Jim McDonald was quoted in Fortune on October 24, 2015. The article “Why Managers Should Care About California's New Pay Law — and Not Just in California” discussed how at a glance, the California Fair Pay Act (SB 358), effective on January 1, 2016, looks a lot like every other equal-pay statute in the U.S., including the federal version. But look a little more closely, and it’s clear why employment law firm Fisher Phillips calls this “the most aggressive equal pay law in the nation.”

Jim was quoted on his take of the new law which calls for pay equity among employees whose jobs are “substantially similar,” meaning roughly equal “when viewed as a composite of skill, effort, and responsibility, and performed under similar working conditions.

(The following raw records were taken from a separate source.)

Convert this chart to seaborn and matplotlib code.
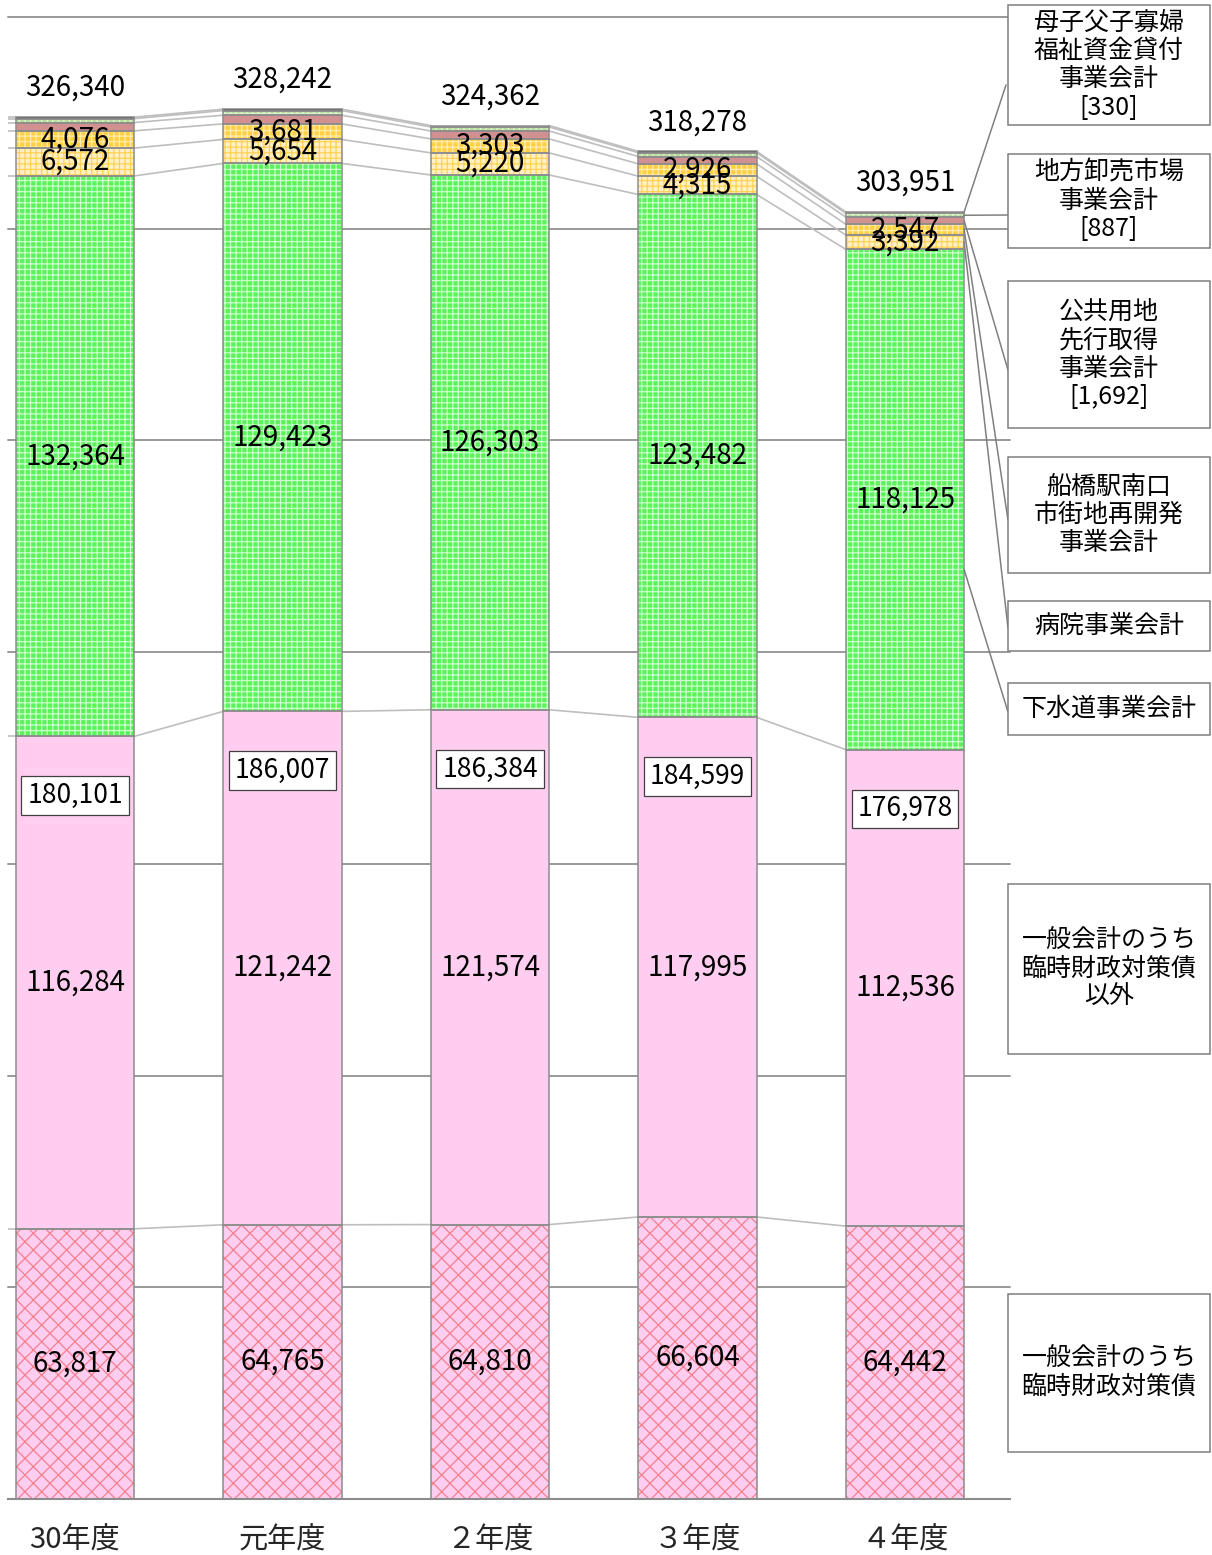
import matplotlib
matplotlib.use("Agg")
import matplotlib.pyplot as plt
from matplotlib.patches import Rectangle
import numpy as np
import seaborn as sns

# Data (百万円)
years = ["30年度", "元年度", "２年度", "３年度", "４年度"]

rinzai = [63817, 64765, 64810, 66604, 64442]            # 一般会計のうち臨時財政対策債
ippan_other = [116284, 121242, 121574, 117995, 112536]  # 一般会計のうち臨時財政対策債以外
gesuido = [132364, 129423, 126303, 123482, 118125]      # 下水道事業会計
byoin = [6572, 5654, 5220, 4315, 3392]                  # 病院事業会計
funabashi = [4076, 3681, 3303, 2926, 2547]              # 船橋駅南口市街地再開発事業会計
kokyo = [1957, 2042, 1869, 1724, 1692]                  # 公共用地先行取得事業会計
oroshi = [930, 1100, 950, 900, 887]                     # 地方卸売市場事業会計
boshi = [340, 335, 333, 332, 330]                       # 母子父子寡婦福祉資金貸付事業会計

legend_labels = [
    "母子父子寡婦\n福祉資金貸付\n事業会計\n[330]",
    "地方卸売市場\n事業会計\n[887]",
    "公共用地\n先行取得\n事業会計\n[1,692]",
    "船橋駅南口\n市街地再開発\n事業会計",
    "病院事業会計",
    "下水道事業会計",
    "一般会計のうち\n臨時財政対策債\n以外",
    "一般会計のうち\n臨時財政対策債",
]

# style per layer: (values, fill, hatch, hatch colour, label inside)
layers = [
    (rinzai, "#FFCDEF", "xx", "#F2808E", True),
    (ippan_other, "#FFCDEF", None, None, True),
    (gesuido, "#5CF25C", "+++", "#CCFFCC", True),
    (byoin, "#FFF1C4", "+++", "#FFD256", True),
    (funabashi, "#FFCF45", "+++", "#FFEDB0", True),
    (kokyo, "#D29090", None, None, False),
    (oroshi, "#B9DE9C", "+++", "#E4F5D6", False),
    (boshi, "#1A1A1A", None, None, False),
]

sns.set_theme(style="white")
plt.rcParams["font.family"] = ["Noto Sans CJK JP", "DejaVu Sans"]
plt.rcParams["hatch.linewidth"] = 0.9

FW, FH = 1212, 1555
fig = plt.figure(figsize=(FW / 100, FH / 100), dpi=100)
ax = fig.add_axes([8 / FW, 56 / FH, 1002 / FW, 1482 / FH])

W = 0.57
EDGE = "#8C8C8C"
bottom = np.zeros(len(years))
tops = []
bottoms = []
for vals, fill, hatch, hcol, _ in layers:
    vals = np.array(vals)
    n0 = len(ax.patches)
    sns.barplot(x=years, y=vals, bottom=bottom, color=fill, width=W,
                saturation=1, errorbar=None, ax=ax)
    for p in ax.patches[n0:]:
        p.set_facecolor(fill)
        p.set_edgecolor("none")
        p.set_linewidth(0)
        p.set_zorder(2)
    if hatch:
        n1 = len(ax.patches)
        sns.barplot(x=years, y=vals, bottom=bottom, color=fill, width=W,
                    saturation=1, errorbar=None, ax=ax)
        for p in ax.patches[n1:]:
            p.set_facecolor("none")
            p.set_edgecolor(hcol)
            p.set_linewidth(0)
            p.set_hatch(hatch)
            p.set_zorder(2.2)
    n2 = len(ax.patches)
    sns.barplot(x=years, y=vals, bottom=bottom, color=fill, width=W,
                saturation=1, errorbar=None, ax=ax)
    for p in ax.patches[n2:]:
        p.set_facecolor("none")
        p.set_edgecolor(EDGE)
        p.set_linewidth(1.1)
        p.set_zorder(2.4)
    bottoms.append(bottom.copy())
    bottom = bottom + vals
    tops.append(bottom.copy())

XL, XR = -0.3229, 4.506
xs = np.arange(len(years))

# series lines
for t in tops:
    ax.plot([XL, xs[0] - W / 2], [t[0], t[0]], color="#BEBEBE", lw=1.2, zorder=1.5)
    for i in range(len(years) - 1):
        ax.plot([xs[i] + W / 2, xs[i + 1] - W / 2], [t[i], t[i + 1]],
                color="#BEBEBE", lw=1.2, zorder=1.5)

# gridlines
for g in range(50000, 350001, 50000):
    ax.axhline(g, color="#999999", lw=1.4, zorder=0.5, clip_on=False)

# value labels
FS = 20
for k, (vals, _, _, _, show) in enumerate(layers):
    if not show:
        continue
    for i, v in enumerate(vals):
        ax.text(xs[i], bottoms[k][i] + v / 2, f"{v:,}", ha="center", va="center",
                fontsize=FS, color="black", zorder=5)

general = tops[1]
for i, v in enumerate(general):
    ax.text(xs[i], v - 14000, f"{int(v):,}", ha="center", va="center",
            fontsize=FS - 1, color="black", zorder=5,
            bbox=dict(boxstyle="square,pad=0.22", fc="white", ec="#404040", lw=0.9))

total = tops[-1]
for i, v in enumerate(total):
    ax.annotate(f"{int(v):,}", (xs[i], v), xytext=(0, 21), textcoords="offset points",
                ha="center", va="center", fontsize=FS, color="black")

ax.set_xlim(XL, XR)
ax.set_ylim(0, 350000)
ax.set_yticks([])
ax.set_xticks(xs)
ax.set_xticklabels(years, fontsize=21)
ax.tick_params(axis="x", length=0, pad=19)
ax.set_xlabel("")
ax.set_ylabel("")
for s in ["top", "left", "right"]:
    ax.spines[s].set_visible(False)
ax.spines["bottom"].set_color(EDGE)
ax.spines["bottom"].set_linewidth(1.5)
ax.grid(False)

# legend boxes on the right (figure pixels, measured from top)
box_spans = [(5, 125), (154, 248), (281, 428), (457, 573), (601, 651),
             (683, 735), (884, 1054), (1294, 1452)]
for lab, (t, b) in zip(legend_labels, box_spans):
    fig.patches.append(Rectangle((1008 / FW, 1 - b / FH), 202 / FW, (b - t) / FH,
                                 transform=fig.transFigure, fc="white",
                                 ec="#7F7F7F", lw=1.1))
    fig.text(1109 / FW, 1 - (t + b) / 2 / FH, lab, ha="center", va="center",
             fontsize=18, linespacing=1.12, color="black")

# leader lines from last bar to boxes
xr = xs[-1] + W / 2
last = len(years) - 1
leaders = [
    (tops[7][last], (1006, 85)),
    (tops[6][last] - oroshi[last] / 2, (1008, 215)),
    (tops[5][last] - kokyo[last] / 2, (1008, 370)),
    (tops[4][last] - funabashi[last] / 2, (1008, 520)),
    (tops[3][last] - byoin[last] / 2, (1008, 628)),
    (bottoms[2][last] + 0.36 * gesuido[last], (1008, 712)),
]
for yv, (px, py) in leaders:
    ax.annotate("", xy=(xr, yv), xycoords="data", xytext=(px, FH - py),
                textcoords="figure pixels",
                arrowprops=dict(arrowstyle="-", color="#808080", lw=1.1,
                                shrinkA=0, shrinkB=0))

fig.savefig("out.png", dpi=100)
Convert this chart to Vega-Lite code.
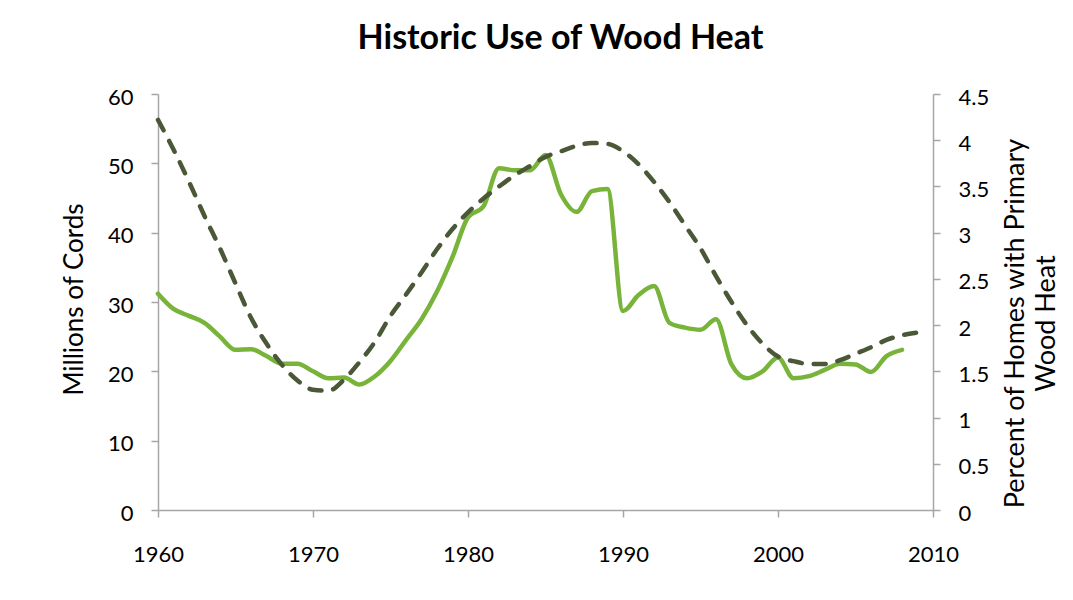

No longer having to prove they’re paid less than someone else doing an exactly identical job “provides a rather easy standard for employees to satisfy” to file a suit or a complaint with state regulators, noted Jim.

Under the old law, companies could simply point to differences in education, training, or experience. “Say, for example, that one employee has a master’s degree and another doesn’t,” said Jim. “That used to be enough to explain a gap in compensation. But now, the burden is on the employer to show why a master’s degree is a necessity for the job. That hasn’t been explicit until now. It’s a much higher standard.”

Legal departments are asking managers to spell out “the actual day-to-day content of each job, not just what the formal job description says,” observed Jim.

“Efforts to get something like this through Congress have so far gotten nowhere,” noted Jim. “So more states are likely to consider adopting laws similar to California’s.” It wouldn’t be the first time.